The Restaurants and Bar
Adam D. Tihany managed the light refurbishment of Dinner by Heston Blumenthal, Bar Boulud, London and Mandarin Bar. The Rosebery, known as the Bennett Tearoom in the 1920s, will offer a special 1920s Afternoon Tea, while Mandarin Bar has created a series of special cocktails named after celebrated guests and iconic events that took place within the hotel.
Having hosted royal parties and glamorous events since the 1900s, the hotel’s Ballroom and Loggia have also been lovingly restored to include 24-carat gilding of many original features. Both venues enjoy access from the park via the private Royal entrance. The renovation also includes a beautiful hand-painted Butterfly Terrace by artist Leah Wood, along with two new versatile meeting spaces, Asquith and Balfour, for private meetings and social soirees.

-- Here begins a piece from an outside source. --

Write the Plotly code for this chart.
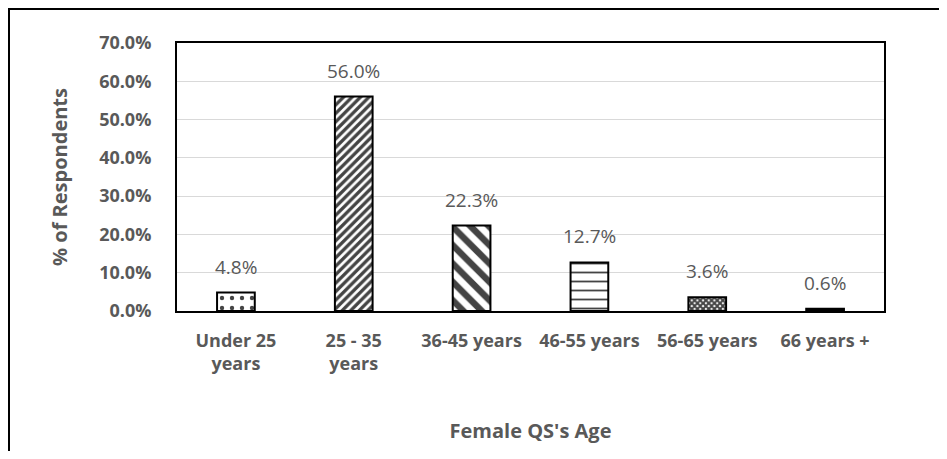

The first phase of the renovation was unveiled in September 2017. Joyce Wang was commissioned to transform the Lobby Lounge and Reception area, which now blend seamlessly with The Rosebery’s nature inspired décor. Contemporary materials, including acrylic, are juxtaposed with more traditional finishes such as blond burl wood. Centre piece commissioned glass chandeliers enhance the dramatic entrance. The reception artwork by Fredrikson Stallard, is an abstraction of the textured and layered bark of the Plane Tree – the signature tree of Hyde Park.
The hotel has commissioned VISTO Images to compile an outstanding art portfolio throughout the hotel. Each of the hotel’s new floor landings showcase a striking photograph by Mary McCartney, who is the official photographer of the Group’s international advertising campaign, while the corridors are home to pieces inspired by the nature of Hyde Park and English technological innovations featured in the 1851 Great Exhibition. Other eclectic art pieces can be found throughout the hotel’s public areas.
History of the Building
The building was commissioned in the late 1880’s however construction was initially delayed due to fears that its height would cast a shadow over the Serpentine. It finally opened in 1889 as an exclusive block of apartments for affluent bachelors, before opening as a hotel, with its own private Royal Entrance, in 1902.
Since then, many honoured guests have passed through the hotel, and for several years after the Second World War, it was the headquarters of the SAS. Glamorous parties and dance classes by the venerable Madame Vacani who taught HM Queen Elizabeth II and Princess Margaret to dance have been held in the ballroom.
Sir Winston Churchill lived in the hotel for a while and was known to offer room service waiters two cigars in return for the delivery of an early breakfast. Evelyn Waugh was also a regular guest, and characterised some of his fellow guests after his many stays.
Many of these momentous past events can be viewed in more detail in the newly created Historical Journey Exhibition on permanent display in the hotel from Monday, April 15.